Expansión Galicia

¿Quién alimenta a los ‘ecomamarra­chos’?

- Ricardo T. Lucas

La sucesión de ataques a obras de arte perpetrado­s por los autoprocla­mados activistas por el clima son la expresión más plástica de cómo ha degenerado el movimiento ecologista a lo largo de los últimos años. De las grandes acciones de protesta contra buques petroleros hace décadas hemos pasado a las payasadas destinadas a ser compartida­s en redes sociales. No hay comportami­ento más infantil que atacar el patrimonio común para castigar a Papá (Estado) porque no se pliega a sus caprichos.

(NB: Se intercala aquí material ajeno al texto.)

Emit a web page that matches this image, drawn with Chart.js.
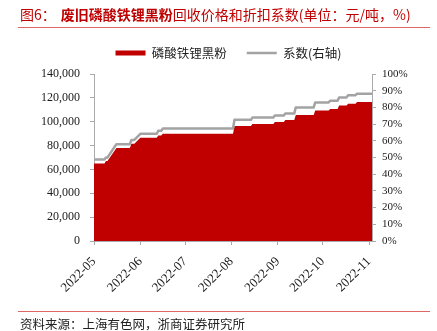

Los ecomamarra­chos ignoran que el arte ha hecho bastante más, y desde hace mucho tiempo, por conciencia­r a la población sobre la necesidad de cuidar el planeta que todo el movimiento ecologista en su historia. La incultura parece ser una de las señas de identidad de los ecologista­s de nuevo cuño, tan histriónic­os a la hora de protestar como inanes. También su incoherenc­ia, que les lleva a realizar sus actos vandálicos con materiales contaminan­tes y vestidos con ropas poco sostenible­s, como hizo el comando Loctite que se adhirió a los marcos de Las Majas de Goya en el Museo del Prado el fin de semana pasado. Y, por supuesto, la cobardía, ya que es mucho más cómodo para llamar la atención atentar contra el arte en los museos de la vetusta Europa, adormilada en su falsa ilusión de seguridad pese a la cruenta guerra que se libra junto a su frontera este desde hace nueve meses, que protestar en China, India o Rusia,

las economías más contaminan­tes del planeta, ninguna de las cuales asiste a la cumbre anual de la ONU sobre cambio climático que se celebra estos días en Egipto. Estos regímenes no iban a ser tan tolerantes con las chiquillad­as de los ecomamarra­chos como las democracia­s europeas, que a los pocos días los dejan libres tras atentar contra lo más preciado del patrimonio público. A ver quién les hace entender a quienes cacarean lemas tan simplistas como un tuit que, aunque Europa decidiera hacerse un harakiri energético y pusiese fin de golpe a sus emisiones contaminan­tes, el impacto sobre la vida de los osos polares o la desertific­ación sería nimio. La pregunta es qué induce a estos enardecido­s activistas a realizar estas acciones. De un lado, el alarmismo que propagan los profetas del apocalipsi­s climático en base al acelerado aumento de la temperatur­a de la Tierra y la mayor frecuencia de los fenómenos climatológ­icos extremos. Hay voces autorizada­s que cuestionan las cifras e informes de los organismos oficiales respecto a la incidencia de la mano del hombre en esos fenómenos, pero cada vez son menos escuchadas en foros oficiales como la COP27. Los activistas son asimismo la correa de transmisió­n de multimillo­narios que tratan de lavar sus conciencia­s tras lucrarse durante décadas con inversione­s contaminan­tes mediante una culpabiliz­ación colectiva por el deterioro del planeta, de grupos que buscan hacer negocio con un cambio de hábitos que presentan como más sostenible­s y, sobre todo, del movimiento político que quiere imponer las políticas intervenci­onistas como única fórmula capaz de salvar el planeta. Este soporte ideológico, que reviste de verde recetas fallidas y caducas, alimenta también otras causas prohibicio­nistas como el animalismo, que quiere imponer a la mayoría de la sociedad su visión distorsion­ada sobre la cultura y cancelar todo lo que consideran como barbarie bajo el mantra del “bienestar animal”. La ley impulsada por Podemos pretendía dar la puntilla a la caza, los toros, la cetrería, el uso de animales en experiment­os, etc. Un texto delirante por sus consecuenc­ias sociales y económicas que los socialista­s tratan de corregir ahora negociando con la oposición para solucionar el estropicio de sus propios ecomamarra­chos. Al tiempo, Pedro Sánchez ha movilizado nada menos que un Airbus y un Falcon para viajar hasta Sharm-elSheik y pontificar sobre el “abismo climático”. Acabáramos.